23 agosto 2023

rituais que se vão repetindo

"Recordo tudo isto enquanto espero, sentado numa pipa de vinho perto do fim do mundo, e escrevo anotações num caderno de folhas quadriculadas que Bruce Chatwin me ofereceu para usar justamente nesta viagem. E não é um caderno qualquer. Trata-se de uma peça de museu, de um autêntico moleskine, tão apreciado por escritores como Céline ou Hemingway, e que já não existe.

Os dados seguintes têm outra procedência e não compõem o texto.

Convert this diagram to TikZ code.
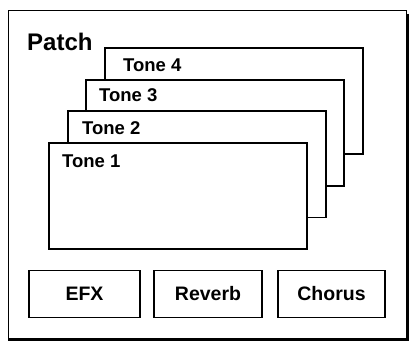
\documentclass[tikz,border=0pt]{standalone}
\usepackage{fontspec}
\setmainfont{Liberation Sans}
\begin{document}
\begin{tikzpicture}[x=1pt,y=-1pt,
  tonebox/.style={draw=black,line width=1.6pt,fill=white,anchor=north west,
    minimum width=258pt,minimum height=106pt,inner sep=0pt},
  tonelabel/.style={anchor=base west,inner sep=0pt,font=\fontsize{18.5}{20}\selectfont\bfseries},
  fxbox/.style={draw=black,line width=1.5pt,fill=white,inner sep=0pt,
    minimum width=110pt,minimum height=47pt,font=\fontsize{19.5}{22}\selectfont\bfseries},
  outer/.style={draw=black,line width=1.3pt}]
\useasboundingbox (0,0) rectangle (410,345);
% outer patch frame
\node[outer,anchor=north west,minimum width=398pt,minimum height=328pt,inner sep=0pt] (patch) at (8,10) {};
\draw[line width=2.6pt] (patch.north east) ++(0,4) -- (patch.south east) -- (patch.south west);
\node[anchor=base west,inner sep=0pt,font=\fontsize{24}{28}\selectfont\bfseries] (ptitle) at (27,50.5) {Patch};
% tones, back to front
\node[tonebox] (t4) at (104,47) {};
\node[tonelabel] (l4) at (123,71.5) {Tone 4};
\node[tonebox] (t3) at (85,79) {};
\node[tonelabel] (l3) at (99,101.5) {Tone 3};
\node[tonebox] (t2) at (67,110.5) {};
\node[tonelabel] (l2) at (82,135) {Tone 2};
\node[tonebox] (t1) at (48,142) {};
\node[tonelabel] (l1) at (62,167) {Tone 1};
% effects
\node[fxbox,minimum width=111pt] (efx) at (84.5,294) {EFX};
\node[fxbox,minimum width=108pt] (rev) at (208,294) {Reverb};
\node[fxbox,minimum width=107pt] (cho) at (331.5,294) {Chorus};
\end{tikzpicture}
\end{document}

Bruce sugeriu-me que fizesse o mesmo que ele antes de usá-lo: numerar as folhas, escrever nas duas contracapas o meu nome e pelo menos duas moradas no mundo, e, na primeira folha, a promessa de uma recompensa a quem encontrar e devolver o caderno em caso de extravio.
[...]
Bruce informou-me de que os moleskines vinham das mãos de um encadernador de Tours, cuja família os fabricava desde princípios do século, mas que, após a morte do artesão, em 1986, nenhum dos descendentes quis continuar a tradição. Que ninguém se lamente por causa disso.
[...]
Quando Bruce Chatwin soube que nunca mais haveria moleskines, comprou todos os que encontrou e é num deles que escrevo estas notas."
Luis Sepúlveda, in revista LER verão 2023, página130.